Tapi bukan berarti bahwa pandemi ini tidak dapat mendorong suatu kemajuan. Memastikan masa depan yang lebih sehat, lebih ramah lingkungan, dan lebih adil – yang tidak dihantui lebih banyak krisis kesehatan dan bencana lainnya – hanya bisa dicapai melalui proses dekarbonisasi yang bertahap, terencana, dan sungguh-sungguh serta proses pembangunan ketahanan yang inklusif. Rencana pemulihan COVID-19 dan paket stimulus perekonomian yang sedang diusulkan oleh pemerintah-pemerintah, badan usaha, dan organisasi internasional adalah kesempatan yang tepat untuk memulai proses tersebut.
Pandemi ini telah menunjukkan betapa tidak siapnya sistem-sistem kesehatan di dunia dalam mengatasi guncangan dan tekanan dalam berbagai bentuk, baik dalam bentuk peningkatan penularan COVID-19 dalam jangka pendek, atau dampak jangka panjang dari perubahan iklim. Seiring dengan peningkatan investasi pemerintah dalam memperbaiki dan memperkuat sistem kesehatan, pemerintah juga harus memasukkan adaptasi dan mitigasi iklim ke dalam agenda mereka.

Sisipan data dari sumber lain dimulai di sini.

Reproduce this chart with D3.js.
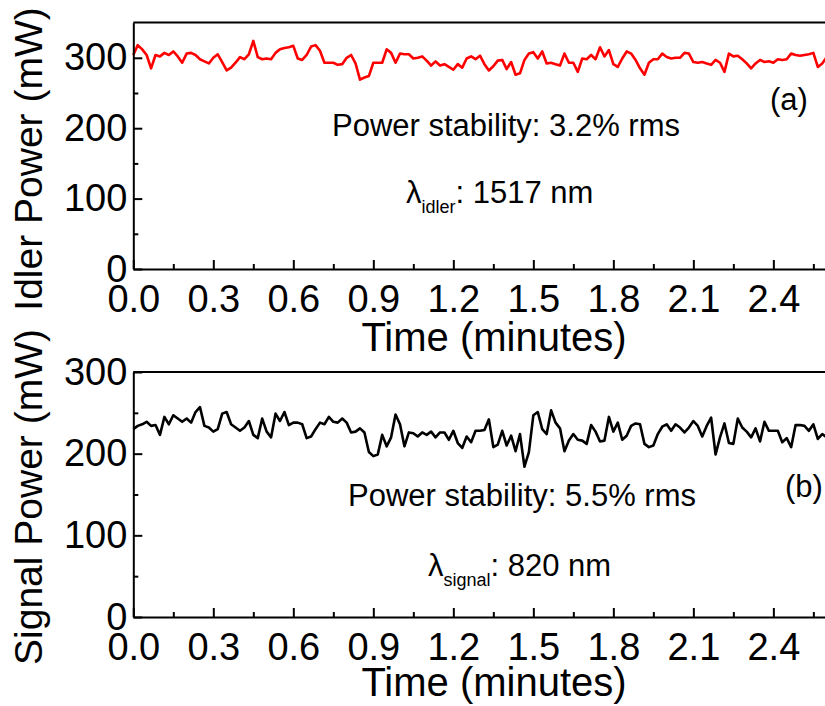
<!DOCTYPE html>
<html>
<head>
<meta charset="utf-8">
<script src="https://cdnjs.cloudflare.com/ajax/libs/d3/7.8.5/d3.min.js"></script>
<style>
    body { margin: 0; background: #fff; }
    svg { display: block; font-family: 'Liberation Sans', Arial, Helvetica, sans-serif; }
</style>
</head>
<body>
<div id="chart"></div>
<script>
// one reading per second, time axis in minutes
const idlerPower = [
    304, 318, 312, 304, 285, 304, 302, 307, 304, 309,
    302, 293, 306, 307, 304, 298, 295, 292, 300, 305,
    294, 282, 286, 293, 301, 298, 305, 324, 301, 298,
    299, 298, 307, 312, 314, 315, 317, 299, 297, 304,
    316, 318, 310, 293, 293, 293, 290, 291, 300, 304,
    292, 269, 272, 274, 293, 293, 293, 312, 307, 293,
    306, 305, 305, 299, 300, 302, 296, 289, 295, 289,
    291, 287, 283, 291, 286, 299, 302, 298, 303, 291,
    282, 288, 296, 297, 284, 294, 276, 278, 297, 306,
    308, 299, 309, 292, 293, 291, 289, 306, 293, 293,
    280, 299, 298, 304, 298, 315, 302, 311, 291, 287,
    299, 309, 306, 297, 285, 276, 293, 298, 298, 306,
    301, 299, 300, 300, 307, 306, 294, 293, 294, 292,
    290, 297, 293, 280, 306, 302, 303, 298, 292, 285,
    292, 297, 294, 295, 293, 298, 297, 298, 306, 304,
    303, 304, 305, 307, 287, 292, 301
];
const signalPower = [
    230, 234, 236, 239, 234, 235, 223, 245, 236, 247,
    243, 239, 243, 238, 251, 257, 234, 232, 227, 230,
    249, 251, 236, 232, 228, 232, 240, 223, 219, 243,
    227, 220, 249, 240, 251, 235, 238, 238, 236, 219,
    221, 230, 238, 236, 245, 239, 238, 243, 238, 226,
    227, 231, 226, 202, 197, 199, 223, 209, 220, 248,
    236, 209, 226, 225, 221, 226, 223, 227, 220, 226,
    226, 217, 228, 213, 207, 221, 214, 228, 228, 229,
    242, 208, 211, 228, 210, 222, 203, 224, 184, 202,
    247, 251, 230, 224, 253, 238, 231, 203, 216, 224,
    217, 216, 212, 235, 227, 215, 216, 245, 227, 238,
    217, 222, 234, 237, 236, 212, 208, 210, 224, 233,
    236, 228, 236, 232, 226, 232, 240, 234, 221, 234,
    244, 199, 220, 237, 213, 212, 243, 232, 227, 220,
    231, 215, 239, 228, 228, 228, 214, 219, 208, 235,
    235, 234, 228, 236, 218, 224, 220
];
const timeDomain = [0, 2.6];
const timeTicks = [0, 0.3, 0.6, 0.9, 1.2, 1.5, 1.8, 2.1, 2.4];
const timeMinorTicks = [0.15, 0.45, 0.75, 1.05, 1.35, 1.65, 1.95, 2.25, 2.55];
const powerTicks = [0, 100, 200, 300];
const idlerMinorTicks = [50, 150, 250];
const signalMinorTicks = [50, 150, 250];

const width = 825, height = 706;
const svg = d3.select('#chart').append('svg')
    .attr('width', width)
    .attr('height', height);

class PowerPanel {

    constructor(svg, opts) {
        this.svg = svg;
        this.opts = opts;
        this.render();
    }

    render() {
        const o = this.opts;
        const g = this.svg.append('g');

        const x = d3.scaleLinear().domain(timeDomain).range([o.left, o.right]);
        const y = d3.scaleLinear().domain(o.yDomain).range([o.bottom, o.top]);

        // frame lines (top + right, right one falls just off the page)
        g.append('line')
            .attr('x1', o.left).attr('x2', o.right)
            .attr('y1', o.top).attr('y2', o.top)
            .style('stroke', '#000').style('stroke-width', 2);
        g.append('line')
            .attr('x1', o.right).attr('x2', o.right)
            .attr('y1', o.top).attr('y2', o.bottom)
            .style('stroke', '#000').style('stroke-width', 2);

        const line = d3.line()
            .x((d, i) => x(i / 60))
            .y(d => y(d));

        g.append('path')
            .datum(o.values)
            .attr('d', line)
            .style('fill', 'none')
            .style('stroke', o.color)
            .style('stroke-width', 2.6)
            .style('stroke-linejoin', 'round');

        g.append('g')
            .attr('transform', `translate(0,${o.bottom})`)
            .call(d3.axisBottom(x)
                .tickValues(timeTicks)
                .tickFormat(d3.format('.1f'))
                .tickSizeInner(-9)
                .tickSizeOuter(0)
                .tickPadding(16));
        g.append('g')
            .attr('transform', `translate(0,${o.bottom})`)
            .call(d3.axisBottom(x)
                .tickValues(timeMinorTicks)
                .tickFormat('')
                .tickSizeInner(-5)
                .tickSizeOuter(0))
            .select('.domain').remove();

        g.append('g')
            .attr('transform', `translate(${o.left},0)`)
            .call(d3.axisLeft(y)
                .tickValues(powerTicks)
                .tickFormat(d3.format('d'))
                .tickSizeInner(-9)
                .tickSizeOuter(0)
                .tickPadding(6));
        g.append('g')
            .attr('transform', `translate(${o.left},0)`)
            .call(d3.axisLeft(y)
                .tickValues(o.minorTicks)
                .tickFormat('')
                .tickSizeInner(-5)
                .tickSizeOuter(0))
            .select('.domain').remove();

        g.selectAll('.domain, .tick line')
            .style('stroke', '#000')
            .style('stroke-width', 2);
        g.selectAll('.tick text')
            .style('font-size', '38px')
            .style('font-family', "'Liberation Sans', Arial, sans-serif")
            .style('fill', '#000');

        // axis titles
        g.append('text')
            .attr('x', 494)
            .attr('y', o.xTitleY)
            .attr('text-anchor', 'middle')
            .style('font-size', '40px')
            .text('Time (minutes)');

        g.append('text')
            .attr('transform', `translate(${o.yTitleX},${o.yTitleY}) rotate(-90)`)
            .attr('text-anchor', 'middle')
            .style('font-size', '39px')
            .text(o.yTitle);

        // annotations
        g.append('text')
            .attr('x', o.noteX)
            .attr('y', o.noteY)
            .style('font-size', '31px')
            .text(o.note);

        g.append('text')
            .attr('x', o.tagX)
            .attr('y', o.tagY)
            .style('font-size', '31px')
            .text(o.tag);

        const lam = g.append('text')
            .attr('x', o.lamX)
            .attr('y', o.lamY)
            .style('font-size', '31px');
        lam.append('tspan').text('\u03bb');
        lam.append('tspan')
            .attr('dy', 10)
            .style('font-size', '18px')
            .text(o.lamSub);
        lam.append('tspan')
            .attr('dy', -10)
            .text(': ' + o.lamValue);
    }
}

new PowerPanel(svg, {
    values: idlerPower,
    color: '#ff0000',
    yDomain: [0, 350],
    minorTicks: idlerMinorTicks,
    left: 133.3, right: 826.7, top: 22.6, bottom: 269,
    xTitleY: 351,
    yTitle: 'Idler Power (mW)', yTitleX: 42, yTitleY: 159,
    note: 'Power stability: 3.2% rms', noteX: 332, noteY: 136,
    tag: '(a)', tagX: 770, tagY: 110,
    lamX: 406, lamY: 203, lamSub: 'idler', lamValue: '1517 nm'
});

new PowerPanel(svg, {
    values: signalPower,
    color: '#000000',
    yDomain: [0, 300],
    minorTicks: signalMinorTicks,
    left: 133.3, right: 826.7, top: 372, bottom: 617,
    xTitleY: 696,
    yTitle: 'Signal Power (mW)', yTitleX: 42, yTitleY: 497,
    note: 'Power stability: 5.5% rms', noteX: 348, noteY: 506,
    tag: '(b)', tagX: 785, tagY: 497,
    lamX: 428, lamY: 576, lamSub: 'signal', lamValue: '820 nm'
});
</script>
</body>
</html>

Investasi negara maupun swasta juga perlu untuk meningkatkan ketahanan. Sebagaimana telah dinyatakan oleh para ahli kesehatan dan lingkungan, hanya jika para pemimpin dan pengambil keputusan memastikan semua aspek pemulihan COVID-19 mendukung “kesehatan dan pelestarian lingkungan,” maka kondisi “normal yang baru” pascapandemi akan dapat melindungi bumi dan para penghuninya.
Karena pandemi dan perubahan iklim adalah tantangan global yang tidak terpengaruh batas negara, maka kerja sama internasional sangatlah penting. Konferensi Perubahan Iklim PBB (COP26) yang seharusnya diadakan di Skotlandia pada bulan November ini ditunda ke tahun 2021. Namun hal ini tidak boleh menunda kemajuan usaha kita.
Sebaliknya, penundaan ini harus dianggap sebagai kesempatan bagi para pemimpin untuk mengerjakan pekerjaan rumah mereka dan mempersiapkan suatu konferensi yang menjadikan pertimbangan kesehatan sebagai inti negosiasi iklim. Perjanjian iklim Paris 2015 menyinggung kata “kesehatan” hanya sebanyak satu kali – yaitu di bagian pembukaan. COP26 harus menghasilkan rencana yang lebih berambisi yang menggabungkan masalah iklim dan kesehatan.
“Melandaikan kurva” adalah mantra awal respons COVID-19. Agar sistem pelayanan kesehatan tidak kewalahan dan untuk memberi waktu agar bisa meningkatkan kapasitasnya, masyarakat perlu bertindak untuk melambankan penularan virus. Kita harus menerapkan logika yang sama pada aksi iklim sekarang, dengan melandaikan kurva emisi gas rumah kaca dan dampak ekologis kita yang lebih luas untuk memberi waktu bagi kita untuk membangun sistem-sistem yang lebih ramah lingkungan.
Perbedaannya tentu adalah, tidak seperti layanan kesehatan, kemampuan bumi tidak dapat diubah. Manusialah yang harus menyesuaikan diri. Pandemi ini tidak akan menyelamatkan kita, tapi pandemi ini bisa menjadi katalis yang diperlukan untuk menyelamatkan diri kita.